**TASK STATEMENT:**
Where a line of the listing below includes the word "this", reproduce that line.

**INFORMATION GIVEN:**
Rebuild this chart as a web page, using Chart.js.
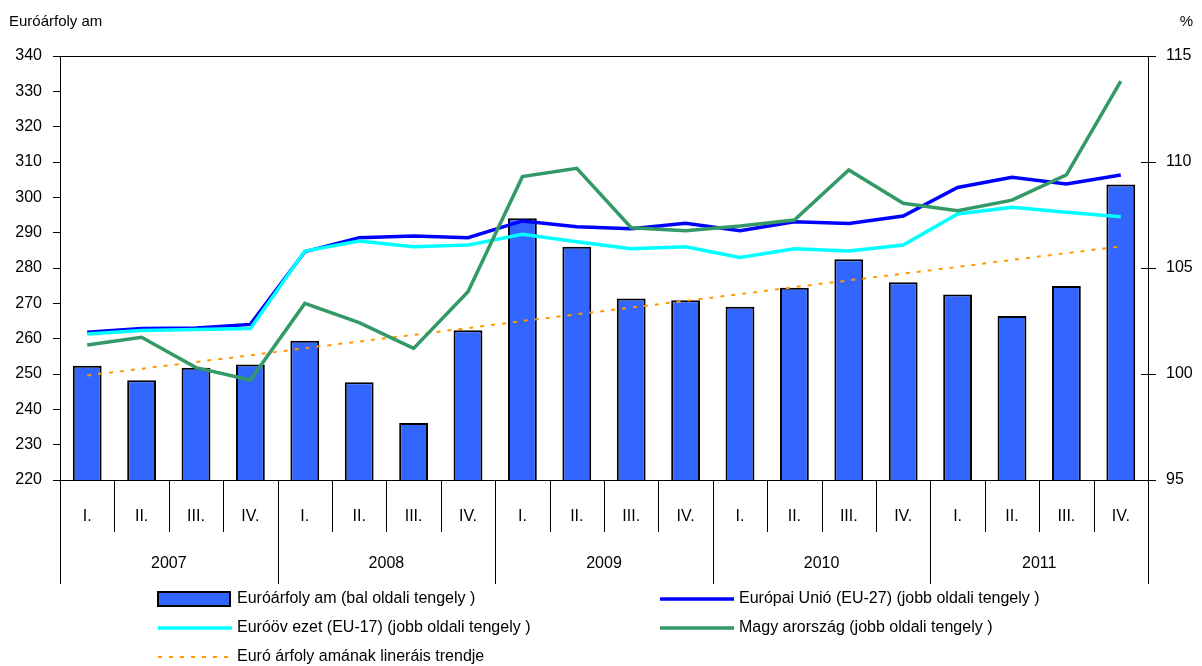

* * *

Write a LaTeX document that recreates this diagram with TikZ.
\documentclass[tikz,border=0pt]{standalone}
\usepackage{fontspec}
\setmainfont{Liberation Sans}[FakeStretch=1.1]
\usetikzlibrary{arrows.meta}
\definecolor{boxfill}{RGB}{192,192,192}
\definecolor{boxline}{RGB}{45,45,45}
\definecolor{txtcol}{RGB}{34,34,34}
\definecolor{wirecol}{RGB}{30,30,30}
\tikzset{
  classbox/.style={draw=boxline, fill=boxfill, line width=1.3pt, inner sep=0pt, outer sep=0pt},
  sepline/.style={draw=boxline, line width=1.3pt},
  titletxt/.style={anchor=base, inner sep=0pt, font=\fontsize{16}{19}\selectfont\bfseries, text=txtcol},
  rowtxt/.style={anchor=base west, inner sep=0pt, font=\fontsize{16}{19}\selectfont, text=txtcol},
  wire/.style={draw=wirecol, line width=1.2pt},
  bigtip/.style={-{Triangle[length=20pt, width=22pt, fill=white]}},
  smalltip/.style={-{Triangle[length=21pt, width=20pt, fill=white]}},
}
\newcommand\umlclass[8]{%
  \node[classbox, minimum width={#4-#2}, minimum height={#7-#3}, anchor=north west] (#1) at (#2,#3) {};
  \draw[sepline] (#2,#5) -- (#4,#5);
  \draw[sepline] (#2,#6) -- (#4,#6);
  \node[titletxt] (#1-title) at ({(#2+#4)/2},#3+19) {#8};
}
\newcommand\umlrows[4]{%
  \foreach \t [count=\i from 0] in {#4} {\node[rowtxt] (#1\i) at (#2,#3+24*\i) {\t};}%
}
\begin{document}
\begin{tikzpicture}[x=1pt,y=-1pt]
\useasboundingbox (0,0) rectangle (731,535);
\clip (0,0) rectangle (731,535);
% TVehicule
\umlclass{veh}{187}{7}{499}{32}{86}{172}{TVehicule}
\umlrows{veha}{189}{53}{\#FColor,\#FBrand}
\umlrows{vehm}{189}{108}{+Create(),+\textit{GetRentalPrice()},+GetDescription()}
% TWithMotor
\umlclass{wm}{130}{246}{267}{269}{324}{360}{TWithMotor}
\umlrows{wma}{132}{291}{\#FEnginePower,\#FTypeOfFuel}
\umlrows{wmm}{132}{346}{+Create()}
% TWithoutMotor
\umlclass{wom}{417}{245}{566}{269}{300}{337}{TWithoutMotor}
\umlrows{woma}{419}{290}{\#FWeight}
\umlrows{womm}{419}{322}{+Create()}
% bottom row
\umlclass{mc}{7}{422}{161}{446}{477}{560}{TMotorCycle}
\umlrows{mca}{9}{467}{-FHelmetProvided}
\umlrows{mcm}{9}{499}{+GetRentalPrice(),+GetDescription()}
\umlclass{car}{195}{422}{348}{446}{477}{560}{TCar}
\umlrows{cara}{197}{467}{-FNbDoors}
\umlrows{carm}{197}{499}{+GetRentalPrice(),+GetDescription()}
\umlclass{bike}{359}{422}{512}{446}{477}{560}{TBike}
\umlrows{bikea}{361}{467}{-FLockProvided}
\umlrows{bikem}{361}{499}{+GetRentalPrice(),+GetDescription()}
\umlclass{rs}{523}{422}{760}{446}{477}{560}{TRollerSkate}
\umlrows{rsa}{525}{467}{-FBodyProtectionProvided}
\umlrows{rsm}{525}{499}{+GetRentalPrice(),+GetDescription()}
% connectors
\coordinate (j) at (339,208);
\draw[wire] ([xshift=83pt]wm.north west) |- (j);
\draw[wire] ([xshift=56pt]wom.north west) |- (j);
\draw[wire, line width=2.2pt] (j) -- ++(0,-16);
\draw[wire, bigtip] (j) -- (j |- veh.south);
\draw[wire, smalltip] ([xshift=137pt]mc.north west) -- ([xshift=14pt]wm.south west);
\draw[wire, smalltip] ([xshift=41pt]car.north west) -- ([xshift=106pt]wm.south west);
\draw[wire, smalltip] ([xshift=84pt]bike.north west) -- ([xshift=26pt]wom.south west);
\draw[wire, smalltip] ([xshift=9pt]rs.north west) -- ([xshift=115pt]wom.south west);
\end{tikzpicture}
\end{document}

**OUTPUT OF THE TASK:**
Rebuild this chart as a web page, using Chart.js.
Write a LaTeX document that recreates this diagram with TikZ.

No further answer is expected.